Distributed Acoustic Sensing : A New Frontier For Continuous And Real-time Ocean Monitoring

       The sixth report published in March 2023, from the IPCC 2023, lists several alarming findings about the ocean (Lee et al., 2023).  The rise in sea level has accelerated and is now three times faster than it was during the period 1901-1971. The increase in ocean levels and the multiplication of energetic oceanic events represent a real problem for the management of coastal infrastructure. The proximity of human activities near the seaside makes these areas particularly vulnerable to risks. The submersion risks are seriously considered, given the damage that certain storms can have on the coast. Real-time measurement of the offshore wave field makes it possible to improve coastal submergence warning systems and predictions of submersion. Nevertheless, maintaining hydraulic measurement stations is still a challenge since the ocean is a hostile and vast environment that induces high installation costs.

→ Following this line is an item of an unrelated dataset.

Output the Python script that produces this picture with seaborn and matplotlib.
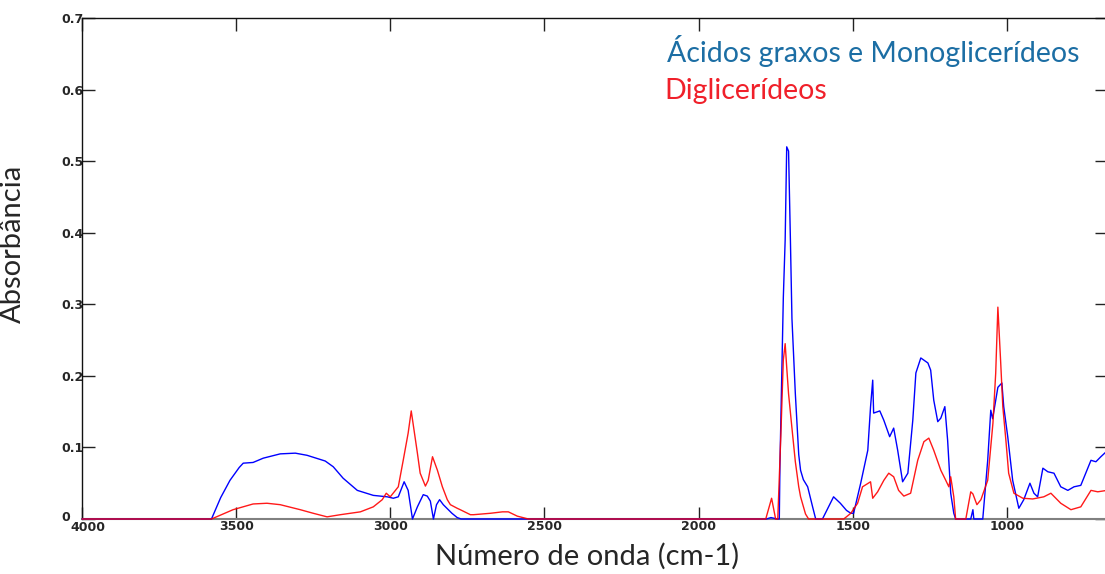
import matplotlib
matplotlib.use("Agg")
import matplotlib.pyplot as plt
import matplotlib.transforms as mtransforms
import seaborn as sns
import pandas as pd

# Ácidos graxos e Monoglicerídeos (blue)
wn_mono = [4000, 3580, 3550, 3520, 3490, 3477, 3445, 3412, 3357, 3308, 3270, 3211, 3185, 3153,
           3107, 3055, 3010, 2990, 2974, 2955, 2942, 2928, 2912, 2893, 2880, 2870, 2860, 2850,
           2840, 2828, 2800, 2783, 2770, 1780, 1765, 1745, 1738, 1736, 1725, 1719, 1714, 1708,
           1702, 1697, 1686, 1675, 1669, 1660, 1646, 1630, 1620, 1598, 1562, 1540, 1520, 1506,
           1497, 1474, 1451, 1442, 1435, 1432, 1412, 1399, 1380, 1367, 1354, 1338, 1321, 1305,
           1295, 1279, 1256, 1247, 1237, 1224, 1214, 1201, 1192, 1182, 1172, 1166, 1117, 1110,
           1107, 1078, 1062, 1052, 1046, 1029, 1016, 1010, 997, 981, 961, 945, 925, 912, 900,
           883, 867, 847, 825, 802, 782, 760, 727, 711, 695, 675]
abs_mono = [0, 0, 0.030, 0.054, 0.072, 0.078, 0.079, 0.085, 0.091, 0.092, 0.089, 0.081, 0.073, 0.057,
            0.040, 0.033, 0.031, 0.029, 0.031, 0.052, 0.040, 0, 0.017, 0.034, 0.032, 0.025, 0, 0.020,
            0.027, 0.020, 0.008, 0.002, 0, 0, 0.002, 0, 0, 0.074, 0.309, 0.390, 0.520, 0.514,
            0.390, 0.280, 0.175, 0.090, 0.068, 0.055, 0.045, 0.017, 0, 0, 0.031, 0.022, 0.012, 0.008,
            0.008, 0.050, 0.096, 0.157, 0.194, 0.148, 0.151, 0.138, 0.115, 0.127, 0.096, 0.052, 0.064, 0.138,
            0.204, 0.225, 0.218, 0.208, 0.166, 0.136, 0.141, 0.157, 0.110, 0.036, 0.008, 0, 0, 0.013,
            0, 0, 0.082, 0.152, 0.140, 0.184, 0.190, 0.157, 0.115, 0.054, 0.015, 0.027, 0.050, 0.036, 0.031,
            0.071, 0.066, 0.064, 0.045, 0.040, 0.045, 0.047, 0.082, 0.080, 0.087, 0.095]

# Diglicerídeos (red)
wn_di = [4000, 3580, 3510, 3445, 3400, 3357, 3292, 3250, 3205, 3162, 3097, 3055, 3026, 3013, 3000,
         2974, 2958, 2942, 2932, 2912, 2903, 2886, 2877, 2863, 2847, 2831, 2815, 2805, 2783, 2773,
         2740, 2730, 2675, 2636, 2617, 2588, 2552, 1782, 1763, 1750, 1743, 1733, 1725, 1719, 1714,
         1708, 1697, 1686, 1675, 1669, 1653, 1643, 1529, 1506, 1484, 1468, 1442, 1435, 1419, 1399,
         1383, 1367, 1351, 1334, 1312, 1289, 1269, 1253, 1237, 1214, 1198, 1188, 1182, 1172, 1166,
         1133, 1117, 1110, 1097, 1084, 1062, 1045, 1036, 1029, 1020, 1013, 1003, 994, 977, 948, 916,
         880, 857, 825, 792, 760, 727, 705, 675]
abs_di = [0, 0, 0.013, 0.021, 0.022, 0.020, 0.013, 0.008, 0.003, 0.006, 0.010, 0.017, 0.027, 0.036, 0.031,
          0.045, 0.082, 0.120, 0.151, 0.092, 0.064, 0.046, 0.054, 0.087, 0.068, 0.045, 0.027, 0.020, 0.015, 0.013,
          0.006, 0.006, 0.008, 0.010, 0.010, 0.004, 0, 0, 0.029, 0, 0, 0.117, 0.222, 0.245, 0.212,
          0.175, 0.127, 0.080, 0.045, 0.031, 0.007, 0, 0, 0.008, 0.022, 0.045, 0.052, 0.029, 0.038, 0.054,
          0.064, 0.059, 0.040, 0.032, 0.036, 0.082, 0.108, 0.113, 0.096, 0.068, 0.054, 0.045, 0.059, 0.031, 0,
          0, 0.038, 0.035, 0.020, 0.027, 0.054, 0.134, 0.204, 0.296, 0.220, 0.157, 0.110, 0.064, 0.036, 0.029, 0.028,
          0.031, 0.036, 0.022, 0.013, 0.017, 0.040, 0.038, 0.040]

series_names = ["Ácidos graxos e Monoglicerídeos", "Diglicerídeos"]
x_ticks = [4000, 3500, 3000, 2500, 2000, 1500, 1000]
x_tick_labels = ["4000", "3500", "3000", "2500", "2000", "1500", "1000"]
y_ticks = [0, 0.1, 0.2, 0.3, 0.4, 0.5, 0.6, 0.7]
y_tick_labels = ["0", "0.1", "0.2", "0.3", "0.4", "0.5", "0.6", "0.7"]

sns.set_style("white")
plt.rcParams['font.family'] = ['DejaVu Sans']

fig = plt.figure(figsize=(11.05, 5.74), dpi=100)
ax = fig.add_axes([82 / 1105, 55 / 574, 1025 / 1105, 501 / 574])

df_mono = pd.DataFrame({"wn": wn_mono, "abs": abs_mono})
df_di = pd.DataFrame({"wn": wn_di, "abs": abs_di})
sns.lineplot(data=df_mono, x="wn", y="abs", ax=ax, color="#0000FF", lw=1.0, estimator=None,
             clip_on=False, zorder=3)
sns.lineplot(data=df_di, x="wn", y="abs", ax=ax, color="#FF0000", lw=1.0, estimator=None,
             clip_on=False, zorder=3, alpha=0.9)

ax.set_xlim(4000, 675)
ax.set_ylim(0, 0.7)
ax.set_xticks(x_ticks)
ax.set_xticklabels(x_tick_labels)
ax.set_yticks(y_ticks)
ax.set_yticklabels(y_tick_labels)

for lab in ax.get_xticklabels() + ax.get_yticklabels():
    lab.set_fontfamily(['Liberation Sans Narrow', 'DejaVu Sans'])
    lab.set_fontweight('bold')
    lab.set_fontsize(9)
for lab in ax.get_yticklabels():
    lab.set_horizontalalignment('left')

ax.tick_params(axis='both', direction='in', length=9, width=1, color='#222222',
               top=True, right=True, bottom=True, left=True)
ax.tick_params(axis='x', pad=1)
ax.tick_params(axis='y', pad=15)

# nudge the corner labels apart as in the original ("0" sits above, "4000" to the right)
xlab0 = ax.get_xticklabels()[0]
xlab0.set_transform(xlab0.get_transform() + mtransforms.ScaledTranslation(6 / 100, -1 / 100, fig.dpi_scale_trans))
ylab0 = ax.get_yticklabels()[0]
ylab0.set_transform(ylab0.get_transform() + mtransforms.ScaledTranslation(0, 3 / 100, fig.dpi_scale_trans))

for side in ['top', 'left', 'right']:
    ax.spines[side].set_color('#111111')
    ax.spines[side].set_linewidth(1.0)
ax.spines['bottom'].set_color('#808080')
ax.spines['bottom'].set_linewidth(1.5)

ax.set_xlabel("Número de onda (cm-1)", fontsize=21, family=['Lato', 'DejaVu Sans'])
ax.xaxis.set_label_coords(0.4927, -0.047, transform=ax.transAxes)
ax.xaxis.label.set_verticalalignment('top')
ax.set_ylabel("Absorbância", fontsize=21, family=['Lato', 'DejaVu Sans'])
ax.yaxis.set_label_coords(-0.055, 0.55)

ax.text(0.571, 0.912, series_names[0], transform=ax.transAxes, color="#1C6EA4",
        fontsize=20.5, family=['Lato', 'DejaVu Sans'], va='baseline', ha='left')
ax.text(0.568, 0.838, series_names[1], transform=ax.transAxes, color="#F0202A",
        fontsize=20.5, family=['Lato', 'DejaVu Sans'], va='baseline', ha='left')

fig.savefig("out.png", dpi=100)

Consequently, a significant portion of our oceans remains unmonitored, making it difficult to find effective solutions for managing coastal infrastructures. On the other hand, ocean warming has been faster in the last century than in about 11,000 years (medium). For instance, marine heatwaves will increase in number and intensity, compromising many ecosystems. These marine heat waves can be detected on the surface with satellites. Still, their dynamic can greatly differ from the evolution of marine heat waves at depths where they remain poorly documented.\\
    
    Distributed Acoustic Sensing (DAS) technology is a new photonic method that can convert several tens of kilometer-long seafloor fiber-optic telecommunication cables into dense arrays of strain sensors. With such spatial and temporal resolution, DAS is a new transforming approach for in-situ oceanographic measurements. For a recent DAS experiment performed on seafloor cables along the French Mediterranean coast, we show that it is possible to measure ocean swell fields up to depths of about 100 meters, and track water temperature variability from the coast to the bottom of the Mediterranean sea with mK sensitivity. Because DAS data are acquired at the speed of light from the land termination of the cable, the technology also enables the establishment of effective and rapid submergence warning systems, capable of anticipating the impact of storms or marine heat waves in real-time. Considering the vast network of submarine telecommunications cables and the ability of DAS to operate on fiber optic cables with live traffic, DAS could be easily and rapidly implemented across the globe.